Meeting ISO during a pandemic

Depending on the classification, cleanroom air changes occur between 10 to more than 600 times an hour. The team installed recirculating fans in the mechanical room and eight HEPA units in each cleanroom. Additional ductwork supported low wall returns. The cleanroom uses a validated environmental monitoring system (EMS) that monitors, tabulates, and records all of the cleanrooms' environmental parameters.

Finding historical documents on original building design was an essential step

Factor measures various parameters including temperature, humidity, and gas levels in its equipment that tie back to metrics necessary for FDA reporting and auditing. Wise installed six different process gases in the cleanroom facility, bringing them from the mechanical room into ceiling panels in the cleanrooms with quick disconnects so that they're easy to plug in as needed. Wise also installed liquid nitrogen distribution to service the cleanrooms' multiple cryo freezers. The point of generation is in the mechanical room, and the nitrogen distributes out to the support areas. Validation of the facility is in process.

Factor's cleanroom has undergone general lab commissioning functionality testing. It has had particle counting completed and documented by AABC Certification and Testing, and has HEPA certifications.

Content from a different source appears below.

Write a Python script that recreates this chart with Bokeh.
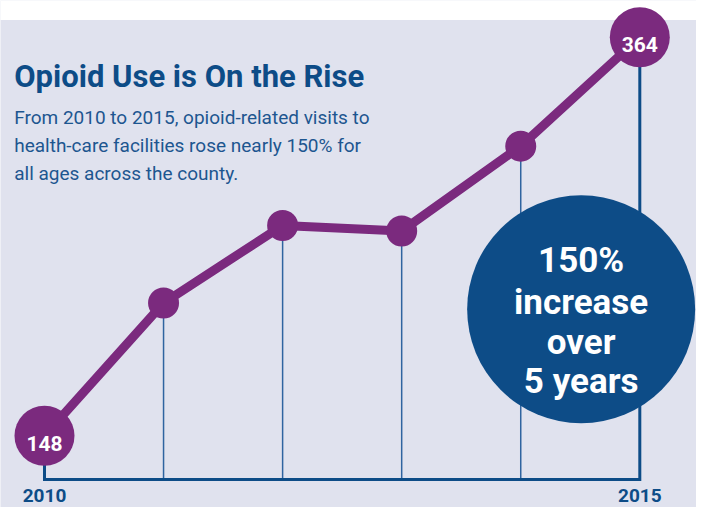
from bokeh.plotting import figure
from bokeh.models import Label, Range1d, ColumnDataSource
from bokeh.embed import file_html
from bokeh.resources import INLINE
from bokeh.core.properties import value

# ---- data ----
years = [2010, 2011, 2012, 2013, 2014, 2015]
visits = [148, 220, 262, 259, 305, 364]
year_labels = ["2010", "2015"]
title_text = "Opioid Use is On the Rise"
subtitle_lines = [
    "From 2010 to 2015, opioid-related visits to",
    "health-care facilities rose nearly 150% for",
    "all ages across the county.",
]
callout_lines = ["150%", "increase", "over", "5 years"]

# ---- style ----
LAV = "#e0e2ee"
PURPLE = "#7b2a7e"
DARK = "#0d4c87"
THIN = "#2f64a0"
FONT = "Roboto"

W, H = 696, 507
RW, RH = 712, 523          # reference layout size
SX, SY = W / RW, H / RH
PX_YEAR = 121.8            # reference px per year
PX_UNIT = 1.903            # reference px per visit unit
x_start = years[0] - 45 / PX_YEAR
x_end = x_start + RW / PX_YEAR
y_start = visits[0] - (RH - 449) / PX_UNIT
y_end = y_start + RH / PX_UNIT


def dx(X):
    return x_start + X / PX_YEAR


def dy(Y):
    return y_start + (RH - Y) / PX_UNIT


base = dy(494)

p = figure(width=W, height=H, x_range=Range1d(x_start, x_end),
           y_range=Range1d(y_start, y_end), output_backend="svg",
           toolbar_location=None, min_border=0, x_axis_location=None,
           y_axis_location=None, background_fill_color=LAV,
           border_fill_color="white", outline_line_color=None)
p.grid.visible = False

# white top strip
p.quad(left=x_start - 1, right=x_end + 1, bottom=dy(20), top=y_end + 20,
       fill_color="white", line_color=None)

# thin drop lines
p.segment(x0=years[1:-1], y0=[base] * 4, x1=years[1:-1], y1=visits[1:-1],
          line_color=THIN, line_width=1.5)
# frame: left, baseline, right
p.line(x=[years[0], years[0], years[-1], years[-1]],
       y=[visits[0], base, base, visits[-1]],
       line_color=DARK, line_width=3, line_join="miter")

# callout circle
cx, cy = dx(594), dy(318.5)
p.scatter(x=[cx], y=[cy], size=228, fill_color=DARK, line_color=None)

# purple trend line + points
p.line(years, visits, line_width=9, line_color=PURPLE)
sizes = [60] + [31] * (len(years) - 2) + [60]
p.scatter(x=years, y=visits, size=sizes, fill_color=PURPLE, line_color=None)

# end value labels
p.text(x=[years[0], years[-1]], y=[visits[0], visits[-1]],
       text=[str(visits[0]), str(visits[-1])], text_color="white",
       text_font=value(FONT), text_font_style="bold", text_font_size="21px",
       text_align="center", text_baseline="alphabetic", y_offset=7.5)

# callout text
src = ColumnDataSource(dict(x=[cx] * 4, y=[cy] * 4, t=callout_lines,
                            off=[-49, -6.3, 33.4, 72.2]))
p.text(x="x", y="y", text="t", y_offset="off", source=src,
       text_color="white", text_font=value(FONT), text_font_style="bold",
       text_font_size="35px", text_align="center", text_baseline="alphabetic")

# title & subtitle
p.add_layout(Label(x=14 * SX, y=(RH - 78) * SY, x_units="screen", y_units="screen",
                   text=title_text, text_font=FONT, text_font_style="bold",
                   text_font_size="31px", text_color=DARK,
                   text_baseline="alphabetic"))
for line, Y in zip(subtitle_lines, [121, 149.5, 178]):
    p.add_layout(Label(x=14 * SX, y=(RH - Y) * SY, x_units="screen", y_units="screen",
                       text=line, text_font=FONT, text_font_size="19px",
                       text_color="#1d5690", text_baseline="alphabetic"))

# year labels
for yr, lab in zip([years[0], years[-1]], year_labels):
    p.add_layout(Label(x=yr, y=6, x_units="data", y_units="screen",
                       text=lab, text_font=FONT, text_font_style="bold",
                       text_font_size="19px", text_color=DARK,
                       text_align="center", text_baseline="bottom"))

open("out.html", "w").write(file_html(p, INLINE))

Finally, amid the myriad challenges Factor and its design construction team faced was the COVID-19 global pandemic. Construction was starting as the country began locking down. "Our cleanroom construction took place at a time of great uncertainty worldwide. Throughout construction, Wise upheld rigid safety protocols, and its use of digital 3D tools facilitated the safe continuation of the project," said Angel.

As a result, Wise successfully brought the project to completion, allowing Factor to begin planning for its use before the end of the year.